Les jeunes femmes qui seront sur le marché du travail seront essentiellement urbaines. Quels accompagnements spécifiques pour elles ? Comment les intégrer sur le marché du travail ?
Il faut un travail de sensibilisation de tous les acteurs sur ce qu’est l’entrepreneuriat féminin en Afrique. Il faut que les décideurs et les financeurs intègrent que les femmes puissent être autre chose que couturières, coiffeuses, vendeuses ou agricultrices au village. Elles peuvent faire de l’import-export, être mécaniciennes, ingénieures dans les ateliers de réparation d’objets informatiques, etc. Il en va aussi de l’intérêt des décideurs. En effet, les États perdent des sommes faramineuses, car ils ne perçoivent pas d’impôts sur le secteur informel. Les organismes de microcrédit perdent des clients potentiels, car les femmes investissent dans les tontines.
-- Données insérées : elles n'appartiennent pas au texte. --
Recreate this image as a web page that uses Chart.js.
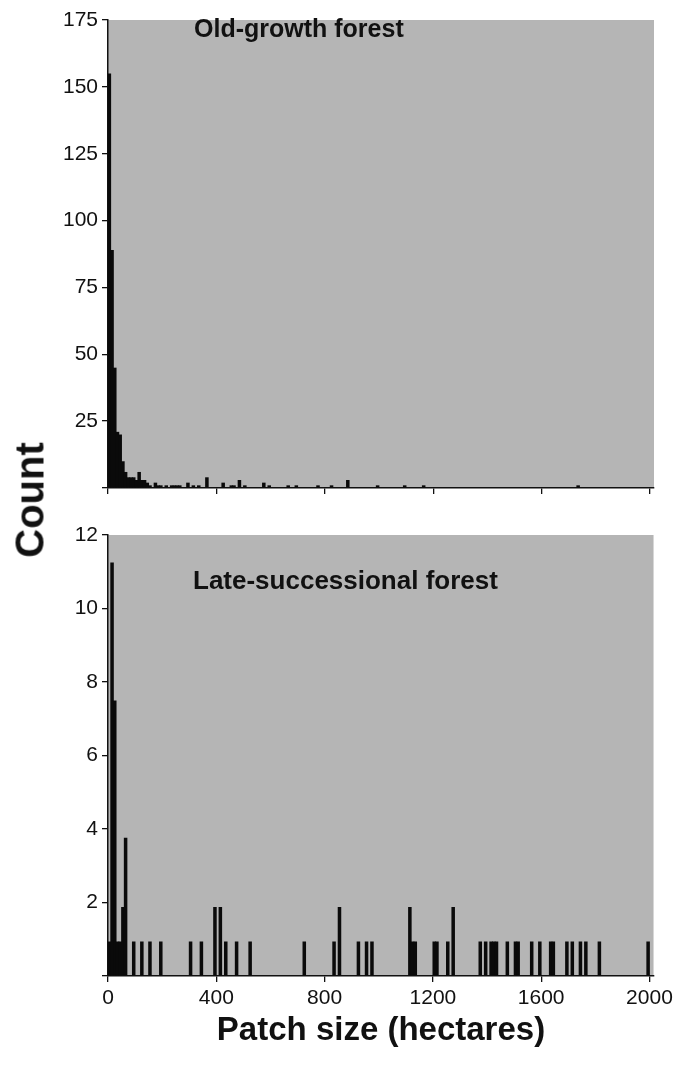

Tout le monde serait donc gagnant, ce n’est pas un service que l’on rend aux femmes.

Il y a en cela une différence entre le monde anglophone, où il y a pléthore d’exemples de femmes chefs de grands groupes et le monde francophone, où cela est extrêmement rare. Y a-t-il une raison particulière ?
Les Anglo-Saxons sont très pragmatiques, l’entrepreneuriat dans les pays anglo-saxons est plus encouragé et la femme reconnue dans ses compétences et son dynamisme. Le système dans ces pays reconnaît la valeur de la femme quelque soit sa catégorie dès lors que l’on démontre un savoir-faire. Si une femme analphabète a un business florissant chez les anglophones on lui accordera un prêt, pas chez les francophones. Si la Francophonie ne prend pas cela en compte, les Anglo-Saxons risquent de grignoter la partie francophone, car les gens vont naturellement là où ils sont reconnus. La femme transmet la langue et est la base de la culture, la Francophonie aurait donc tout intérêt à favoriser l’entrepreneuriat féminin.